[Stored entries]
* * * * * * *
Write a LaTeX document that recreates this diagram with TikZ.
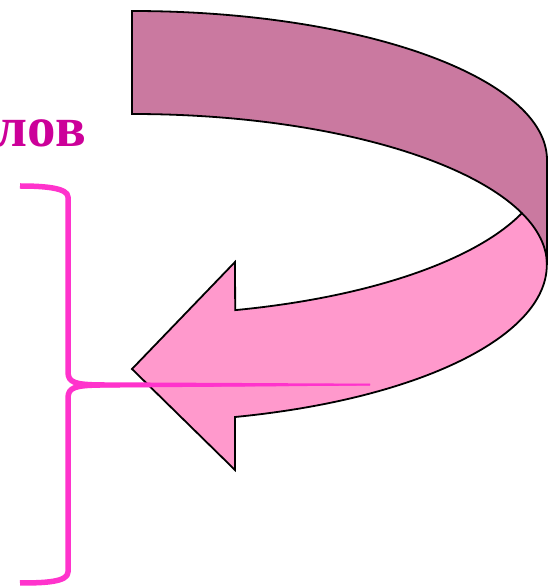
\documentclass[tikz,border=0pt]{standalone}
\usepackage{fontspec}
\setmainfont{Liberation Serif}
\definecolor{mauve}{HTML}{CA79A0}
\definecolor{pinkfill}{HTML}{FF99CC}
\definecolor{bracecol}{HTML}{FF33CC}
\definecolor{textcol}{HTML}{CC0099}
\begin{document}
\begin{tikzpicture}[x=1pt,y=1pt,
  band/.style={draw=black,line width=1.8pt,line join=miter},
  bracestyle/.style={draw=bracecol,line width=5.5pt,line cap=butt,line join=round}]
\useasboundingbox (0,0) rectangle (548,587);
% lower (pink) part with arrow head
\path[band,fill=pinkfill] (547,427)
  arc[start angle=0,end angle=-75.6,x radius=415,y radius=155]
  -- (235,325) -- (132,218) -- (235,117) -- (235,170)
  arc[start angle=-75.6,end angle=0,x radius=415,y radius=157]
  -- cycle;
% upper (mauve) band
\path[band,fill=mauve] (132,576)
  arc[start angle=90,end angle=0,x radius=415,y radius=149]
  -- (547,322)
  arc[start angle=0,end angle=90,x radius=415,y radius=151]
  -- cycle;
% brace
\coordinate (bt) at (20,401);
\coordinate (bb) at (20,4);
\coordinate (tip) at (100,202);
\coordinate (tipend) at (370,202.5);
\draw[bracestyle] (bt) .. controls (45,401) and (68,399) .. (68,390)
  -- (68,215) .. controls (68,204) and (76,202.5) .. (tip);
\draw[bracestyle] (tip) .. controls (76,201.5) and (68,200) .. (68,189)
  -- (68,15) .. controls (68,5) and (45,4) .. (bb);
\fill[bracecol] (80,205) -- (tip) -- (370,203.2) -- (370,201.6) -- (100,199.6) -- (80,199.2) -- cycle;
\fill[bracecol] (95,204.8) -- (370,203.3) -- (370,201.5) -- (95,199.3) -- cycle;
% text
\node[anchor=base east,inner sep=0pt,text=textcol,font=\bfseries\fontsize{57}{57}\selectfont] (word) at (86,440) {лов};
\end{tikzpicture}
\end{document}
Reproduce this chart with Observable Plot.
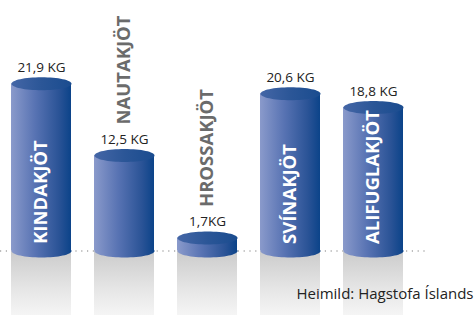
<!DOCTYPE html>
<html><head><meta charset="utf-8">
<script src="https://cdn.jsdelivr.net/npm/d3@7"></script>
<script src="https://cdn.jsdelivr.net/npm/@observablehq/plot@0.6"></script>
<style>
html,body{margin:0;padding:0;background:#fff;}
g[aria-label="cat-in"] text, g[aria-label="cat-out"] text{letter-spacing:1px;}
</style>
</head><body><div id="chart"></div>
<script>
const categories = ["KINDAKJÖT","NAUTAKJÖT","HROSSAKJÖT","SVÍNAKJÖT","ALIFUGLAKJÖT"];
const values = [21.9, 12.5, 1.7, 20.6, 18.8];
const valueLabels = ["21,9 KG","12,5 KG","1,7KG","20,6 KG","18,8 KG"];
const source = "Heimild: Hagstofa Íslands";

const data = categories.map((c, i) => ({cat: c, value: values[i], label: valueLabels[i], inside: values[i] > 15}));

const ellipse = {
  draw(ctx) {
    const rx = 30, ry = 6.5, k = 0.5523;
    ctx.moveTo(rx, 0);
    ctx.bezierCurveTo(rx, k*ry, k*rx, ry, 0, ry);
    ctx.bezierCurveTo(-k*rx, ry, -rx, k*ry, -rx, 0);
    ctx.bezierCurveTo(-rx, -k*ry, -k*rx, -ry, 0, -ry);
    ctx.bezierCurveTo(k*rx, -ry, rx, -k*ry, rx, 0);
    ctx.closePath();
  }
};

const plot = Plot.plot({
  width: 475, height: 315,
  marginTop: 0, marginBottom: 0, marginLeft: 0, marginRight: 50,
  style: {fontFamily: "'Open Sans', sans-serif", background: "#fff"},
  x: {type: "band", domain: categories, range: [11, 404], paddingInner: 0.277, paddingOuter: 0, axis: null},
  y: {domain: [0, 30], range: [250.5, 21.5], axis: null},
  marks: [
    Plot.ruleY([0], {stroke: "#a8a8a8", strokeDasharray: "1.2,4.6", strokeWidth: 1.3}),
    Plot.barY(data, {x: "cat", y1: 0, y2: -8.5, fill: "url(#refl)"}),
    Plot.dot(data, {x: "cat", y: 0, symbol: ellipse, fill: "url(#body)", stroke: null}),
    Plot.barY(data, {x: "cat", y1: 0, y2: "value", fill: "url(#body)"}),
    Plot.dot(data, {x: "cat", y: "value", symbol: ellipse, fill: "url(#top)", stroke: null}),
    Plot.text(data, {x: "cat", y: "value", text: "label", dy: -16, fontSize: 13.5, fill: "#222"}),
    Plot.text(data.filter(d => d.inside), {x: "cat", y: 0, text: "cat", rotate: -90, textAnchor: "start", dy: -7, fill: "white", fontWeight: "bold", fontSize: 18.5, ariaLabel: "cat-in"}),
    Plot.text(data.filter(d => !d.inside), {x: "cat", y: "value", text: "cat", rotate: -90, textAnchor: "start", dy: -31, fill: "#6b6b6b", fontWeight: "bold", fontSize: 18.5, ariaLabel: "cat-out"}),
    Plot.text([source], {frameAnchor: "bottom-right", dx: 48, dy: -17, fontSize: 15, fill: "#222"})
  ]
});

d3.select(plot).insert("defs", ":first-child").html(`
  <linearGradient id="body" x1="0" x2="1" y1="0" y2="0">
    <stop offset="0" stop-color="#8a9acb"/>
    <stop offset="0.4" stop-color="#5873b3"/>
    <stop offset="0.8" stop-color="#2a5396"/>
    <stop offset="1" stop-color="#0b4389"/>
  </linearGradient>
  <linearGradient id="top" x1="0" x2="1" y1="0" y2="0">
    <stop offset="0" stop-color="#4466a6"/>
    <stop offset="0.5" stop-color="#2b5697"/>
    <stop offset="1" stop-color="#1a4c8f"/>
  </linearGradient>
  <linearGradient id="refl" x1="0" x2="0" y1="0" y2="1">
    <stop offset="0" stop-color="#cbcbcb"/>
    <stop offset="0.6" stop-color="#e6e6e6"/>
    <stop offset="1" stop-color="#f5f5f5"/>
  </linearGradient>
`);

document.getElementById("chart").appendChild(plot);
</script>
</body></html>
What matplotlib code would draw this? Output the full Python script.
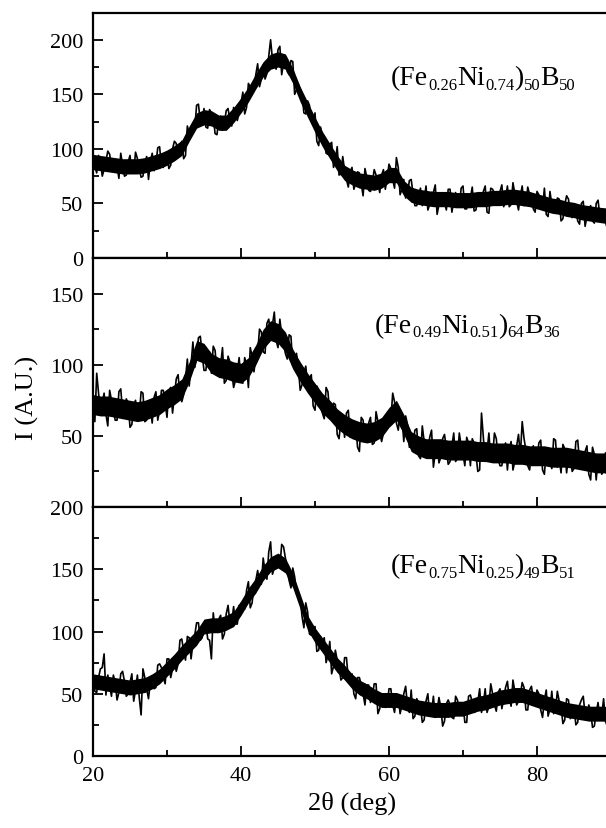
import numpy as np
import matplotlib
matplotlib.use("Agg")
import matplotlib.pyplot as plt
from matplotlib.ticker import MultipleLocator, FixedLocator

plt.rcParams['font.family'] = ['Liberation Serif', 'DejaVu Serif']

# 2-theta grid (deg), 0.25 deg steps
two_theta = np.arange(20.0, 90.001, 0.25)
# coarse grid for the dense core of each trace, 1 deg steps
two_theta_core = np.arange(20.0, 90.001, 1.0)

# (Fe0.26Ni0.74)50B50
int_top = [96, 84, 78, 94, 90, 75, 81, 89, 98, 95, 83, 79, 90, 84, 73, 96, 85, 75, 76, 88,
           94, 79, 79, 97, 91, 82, 74, 75, 87, 93, 72, 88, 96, 80, 86, 101, 102, 84, 83, 94,
           96, 82, 85, 100, 107, 105, 94, 98, 107, 91, 94, 121, 114, 118, 114, 118, 140, 141, 125, 125,
           137, 120, 119, 136, 133, 130, 114, 113, 127, 130, 117, 123, 135, 137, 126, 121, 138, 135, 126, 133,
           142, 152, 132, 138, 160, 157, 151, 156, 168, 178, 157, 164, 177, 164, 169, 185, 200, 182, 180, 173,
           191, 194, 168, 179, 181, 171, 168, 181, 180, 150, 154, 159, 155, 150, 133, 132, 144, 140, 126, 122,
           133, 107, 103, 120, 112, 108, 96, 95, 104, 106, 83, 89, 102, 76, 77, 93, 80, 72, 65, 79,
           83, 63, 68, 79, 78, 68, 57, 82, 74, 62, 61, 69, 81, 76, 69, 60, 76, 81, 63, 73,
           86, 82, 72, 64, 92, 83, 58, 63, 72, 55, 58, 71, 72, 59, 48, 48, 57, 64, 48, 52,
           66, 44, 49, 60, 60, 67, 40, 49, 58, 56, 51, 44, 63, 63, 42, 52, 60, 47, 47, 64,
           66, 45, 45, 56, 55, 65, 43, 44, 59, 52, 50, 61, 66, 42, 41, 64, 63, 59, 53, 49,
           61, 67, 47, 53, 66, 47, 49, 69, 59, 52, 44, 57, 66, 48, 50, 65, 58, 59, 45, 42,
           61, 58, 48, 46, 64, 40, 38, 61, 49, 47, 41, 55, 54, 34, 36, 49, 57, 54, 40, 37,
           49, 46, 34, 31, 50, 52, 29, 38, 44, 48, 34, 32, 50, 53, 38, 38, 45, 33, 27, 43,
           43]
core_top_lo = [81, 80, 79, 78, 77, 77, 77, 78, 80, 82, 85, 89, 94, 107, 119, 122, 121, 117, 117, 124,
               133, 143, 155, 166, 173, 175, 173, 160, 143, 129, 115, 102, 91, 80, 71, 67, 64, 63, 62, 64,
               69, 69, 57, 51, 49, 48, 47, 47, 47, 46, 46, 46, 47, 47, 48, 48, 49, 49, 48, 47,
               45, 43, 41, 40, 38, 37, 35, 34, 33, 32, 32]
core_top_hi = [95, 94, 93, 92, 91, 91, 91, 92, 94, 96, 99, 103, 108, 121, 133, 136, 135, 131, 131, 138,
               147, 157, 169, 180, 187, 189, 187, 174, 157, 143, 129, 116, 105, 94, 85, 81, 78, 77, 76, 78,
               83, 83, 71, 65, 63, 62, 61, 61, 61, 60, 60, 60, 61, 61, 62, 62, 63, 63, 62, 61,
               59, 57, 55, 54, 52, 51, 49, 48, 47, 46, 46]

# (Fe0.49Ni0.51)64B36
int_mid = [65, 60, 94, 80, 68, 73, 80, 65, 57, 82, 75, 69, 61, 61, 81, 83, 67, 64, 76, 73,
           56, 58, 72, 75, 61, 64, 81, 80, 60, 61, 72, 70, 59, 77, 81, 61, 68, 82, 82, 73,
           63, 82, 84, 66, 78, 90, 93, 78, 74, 79, 90, 104, 85, 100, 116, 98, 105, 119, 120, 107,
           96, 96, 108, 109, 94, 113, 110, 94, 95, 100, 112, 87, 89, 106, 102, 95, 84, 89, 95, 105,
           88, 87, 105, 100, 84, 112, 106, 95, 105, 108, 125, 123, 109, 108, 129, 132, 120, 128, 137, 117,
           112, 132, 121, 115, 108, 104, 121, 120, 99, 98, 108, 98, 82, 86, 94, 99, 86, 90, 93, 71,
           68, 85, 82, 70, 66, 62, 84, 81, 65, 66, 73, 72, 51, 48, 61, 62, 49, 66, 68, 49,
           49, 57, 58, 42, 39, 63, 61, 48, 50, 59, 63, 44, 45, 67, 60, 53, 46, 52, 62, 65,
           58, 61, 80, 74, 59, 54, 66, 63, 46, 64, 58, 42, 42, 44, 54, 55, 36, 34, 57, 46,
           40, 36, 49, 54, 28, 38, 46, 31, 35, 48, 51, 41, 30, 32, 43, 52, 32, 34, 52, 43,
           37, 29, 49, 45, 29, 48, 45, 37, 25, 26, 66, 49, 32, 39, 52, 33, 36, 52, 48, 34,
           29, 29, 39, 45, 26, 41, 46, 26, 32, 43, 51, 36, 60, 48, 40, 29, 26, 38, 43, 31,
           32, 45, 47, 26, 23, 40, 38, 33, 27, 48, 47, 28, 34, 24, 44, 41, 24, 36, 39, 25,
           27, 46, 47, 32, 30, 27, 39, 43, 23, 19, 42, 37, 19, 34, 35, 23, 26, 38, 38, 26,
           24]
core_mid_lo = [65, 64, 64, 63, 62, 61, 60, 61, 63, 65, 69, 72, 76, 88, 103, 101, 94, 91, 90, 88,
               87, 91, 100, 111, 117, 115, 109, 97, 88, 80, 73, 66, 61, 55, 51, 48, 46, 45, 46, 49,
               56, 61, 51, 39, 36, 34, 34, 34, 33, 33, 33, 33, 32, 32, 31, 31, 31, 30, 30, 29,
               29, 29, 28, 28, 28, 27, 26, 25, 24, 24, 23]
core_mid_hi = [79, 78, 78, 77, 76, 75, 74, 75, 77, 79, 83, 86, 90, 102, 117, 115, 108, 105, 104, 102,
               101, 105, 114, 125, 131, 129, 123, 111, 102, 94, 87, 80, 75, 69, 65, 62, 60, 59, 60, 63,
               70, 75, 65, 53, 50, 48, 48, 48, 47, 47, 47, 47, 46, 46, 45, 45, 45, 44, 44, 43,
               43, 43, 42, 42, 42, 41, 40, 39, 38, 38, 37]

# (Fe0.75Ni0.25)49B51
int_bot = [65, 52, 51, 63, 70, 71, 82, 49, 65, 56, 48, 65, 59, 45, 51, 66, 68, 60, 48, 50,
           59, 66, 44, 53, 65, 47, 33, 70, 63, 54, 46, 60, 63, 54, 55, 73, 74, 71, 63, 58,
           78, 78, 63, 70, 77, 68, 74, 93, 94, 84, 77, 96, 95, 78, 90, 97, 107, 107, 93, 95,
           107, 107, 94, 93, 78, 115, 101, 101, 110, 113, 94, 98, 114, 121, 107, 107, 120, 106, 106, 121,
           121, 118, 118, 133, 140, 119, 123, 137, 141, 149, 139, 138, 159, 148, 142, 164, 172, 146, 151, 161,
           158, 152, 170, 168, 159, 148, 141, 135, 151, 144, 131, 130, 127, 112, 103, 123, 116, 98, 97, 102,
           104, 84, 85, 96, 91, 95, 75, 81, 92, 66, 72, 85, 77, 72, 61, 63, 79, 79, 62, 58,
           66, 50, 46, 63, 63, 57, 50, 41, 57, 57, 43, 48, 58, 58, 34, 38, 46, 47, 39, 40,
           54, 54, 41, 35, 48, 49, 34, 41, 50, 56, 40, 35, 53, 30, 32, 46, 43, 40, 27, 29,
           44, 50, 32, 35, 48, 31, 36, 47, 39, 24, 28, 42, 45, 41, 31, 30, 48, 45, 35, 34,
           42, 27, 27, 48, 49, 43, 35, 36, 43, 54, 35, 42, 54, 35, 40, 58, 50, 41, 36, 51,
           54, 38, 46, 55, 60, 46, 40, 61, 52, 41, 44, 49, 59, 55, 37, 37, 53, 56, 45, 44,
           53, 50, 37, 31, 45, 53, 32, 38, 52, 34, 37, 52, 44, 40, 26, 29, 46, 45, 30, 33,
           40, 25, 27, 41, 45, 48, 33, 30, 41, 36, 23, 24, 35, 43, 29, 33, 46, 28, 24, 44,
           36]
core_bot_lo = [54, 53, 52, 51, 50, 49, 50, 51, 54, 58, 64, 70, 77, 83, 89, 98, 99, 99, 101, 104,
               113, 123, 131, 141, 148, 151, 147, 135, 118, 101, 91, 83, 75, 67, 61, 54, 49, 46, 42, 39,
               39, 39, 37, 35, 33, 32, 31, 31, 31, 32, 32, 34, 36, 37, 39, 41, 42, 43, 43, 41,
               39, 37, 35, 33, 31, 30, 29, 28, 28, 28, 27]
core_bot_hi = [66, 65, 64, 63, 62, 61, 62, 63, 66, 70, 76, 82, 89, 95, 101, 110, 111, 111, 113, 116,
               125, 135, 143, 153, 160, 163, 159, 147, 130, 113, 103, 95, 87, 79, 73, 66, 61, 58, 54, 51,
               51, 51, 49, 47, 45, 44, 43, 43, 43, 44, 44, 46, 48, 49, 51, 53, 54, 55, 55, 53,
               51, 49, 47, 45, 43, 42, 41, 40, 40, 40, 39]

# sample names: (text, is_subscript)
labels = [[('(Fe', 0), ('0.26', 1), ('Ni', 0), ('0.74', 1), (')', 0), ('50', 1), ('B', 0), ('50', 1)],
          [('(Fe', 0), ('0.49', 1), ('Ni', 0), ('0.51', 1), (')', 0), ('64', 1), ('B', 0), ('36', 1)],
          [('(Fe', 0), ('0.75', 1), ('Ni', 0), ('0.25', 1), (')', 0), ('49', 1), ('B', 0), ('51', 1)]]


def chem_label(ax, x, y, parts, big=20, small=12, drop=-2.0):
    first = ax.text(x, y, parts[0][0], fontsize=big, ha='left', va='baseline')
    prev, base = first, first
    for s, sub in parts[1:]:
        t = ax.annotate(s, xy=(1, 0), xycoords=(prev, base),
                        xytext=(0, drop if sub else 0), textcoords='offset points',
                        fontsize=small if sub else big, ha='left', va='bottom')
        prev = t
        if not sub:
            base = t


W, H = 606, 829
fig = plt.figure(figsize=(W / 100, H / 100), dpi=100)

left = 93 / W
width = 518 / W
# (top px, bottom px) of each panel
panels = [(13.5, 259), (259, 508), (508, 757)]
ylims = [225, 175, 200]
major = [[0, 50, 100, 150, 200], [50, 100, 150], [0, 50, 100, 150, 200]]
minor = [[25, 75, 125, 175], [25, 75, 125], [25, 75, 125, 175]]
label_pos = [(60.27, 159.6), (58.1, 123.2), (60.27, 147.8)]
series = [int_top, int_mid, int_bot]
cores = [(core_top_lo, core_top_hi), (core_mid_lo, core_mid_hi), (core_bot_lo, core_bot_hi)]

for k in range(3):
    t, b = panels[k]
    ax = fig.add_axes([left, 1 - b / H, width, (b - t) / H])
    ax.fill_between(two_theta_core, cores[k][0], cores[k][1], color='black', lw=0)
    ax.plot(two_theta, series[k], color='black', lw=1.2)
    ax.set_xlim(20, 90)
    ax.set_ylim(0, ylims[k])
    ax.yaxis.set_major_locator(FixedLocator(major[k]))
    ax.yaxis.set_minor_locator(FixedLocator(minor[k]))
    ax.xaxis.set_major_locator(MultipleLocator(20))
    ax.xaxis.set_minor_locator(MultipleLocator(10))
    ax.tick_params(which='both', direction='in', top=False, right=False,
                   width=1.3, labelsize=16, pad=7)
    ax.tick_params(which='major', length=7.5)
    ax.tick_params(which='minor', length=4.5)
    for s in ax.spines.values():
        s.set_linewidth(1.6)
    if k < 2:
        ax.tick_params(axis='x', labelbottom=False)
    chem_label(ax, label_pos[k][0], label_pos[k][1], labels[k])

fig.text(27 / W, 1 - 398 / H, 'I (A.U.)', rotation=90, fontsize=19,
         ha='center', va='center')
fig.text(352 / W, 1 - 803 / H, '2θ (deg)', fontsize=19, ha='center', va='center')

fig.savefig('out.png', dpi=100)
* * * * * * *
Pick out the lines that have the word "with". Copy them all.

Correct answer:
Write a LaTeX document that recreates this diagram with TikZ.
% lower (pink) part with arrow head
Reproduce this chart with Observable Plot.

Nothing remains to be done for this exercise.